Interactive Object
My project for the Interactive Object is a gridded light board. It displays a grid of color-changing lights and features a potentiometer and a button to the side of the grid. The box utilizes p5 in order to reference a digital image of the grid that the user must use. The grid selects a box one by one, and the user must change the color using the knob and press the button when the color matches the reference image. If the input is incorrect, the user will get negative feedback, otherwise, the user is moved on to the next box. The aim is to complete the entire picture, and once the user does that, the game is over. The purpose for this object is to see how someone could apply a reference to a real life object. Every single interaction that the user makes with the object has an output, which depends on the reference image.
This is the schematic for my project. I used Tinkercad to create it. (I drew it the way my NeoPixels are designed, with the signal in the middle, although tinkercad had the signal at the top of the strip). Overall, I used an Arduino Uno, a potentiometer, a push button, a speaker, and 5 strips of NeoPixels.
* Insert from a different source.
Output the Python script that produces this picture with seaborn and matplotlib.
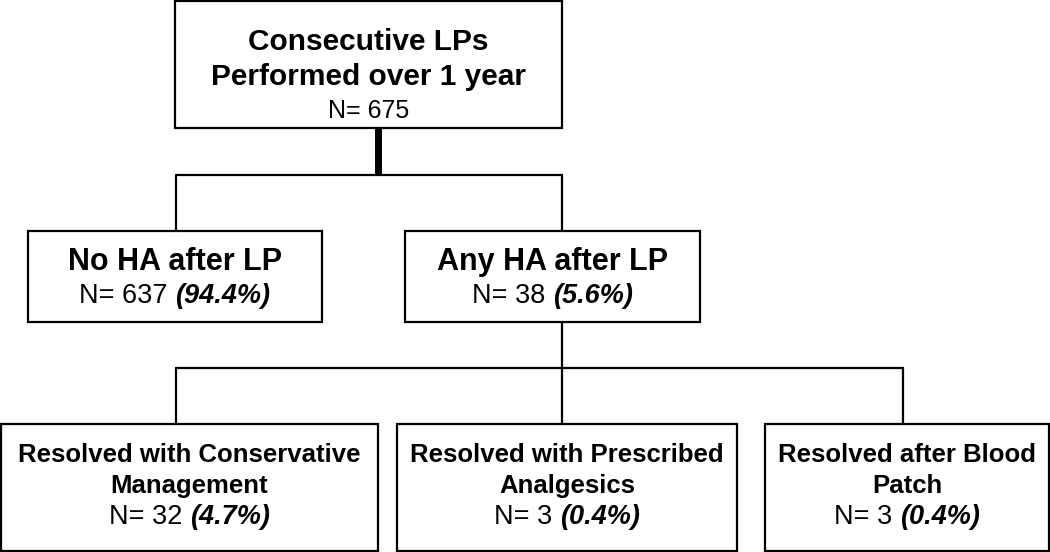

I started by connecting all of my NeoPixels to a long breadboard, and then to the Arduino. The best way to do this in a compact area was to turn the larger breadboard on its side.
Then, I measured out a grid, drew it on a piece of paper, and taped all of the LEDs down. I ended up taking the tape off later because I decided to use the other LEDs that I covered up.
These are a few of my supplies that I used to building the enclosure. I cut the box out of white cardboard using a box cutter, and used some cardstock as well. I also used sheet protectors in order to diffuse the light coming out of it. I had a piece of acrylic, but it was too big and the sheet protectors gave the look that I wanted.
Then I created the actual ugliest interlocking grid ever, but I fixed it with some paper. I also built some sides for the box (as well as the bottom).
Here's a better look at the inside of the enclosure. In the very bottom left corner of the first picture, I hot glued a wooden skewer so that I could make my button reach all the way to the top of the box.
This is what the sheet protector ended up looking like over the LEDs before I cut it up into a square.
Here's a quick gallery of the final product
This is the video for the final project! I'm pretty proud of how it turned out! (This was before I fixed the semi-opaque top/edges that lay over the grid). The only thing I wish I would've done is figured out how to randomly generate the grid on the p5 code so that it could be different every time, but I couldn't figure out an efficient way in time. Other than that, it functions exactly the way that I wanted it to.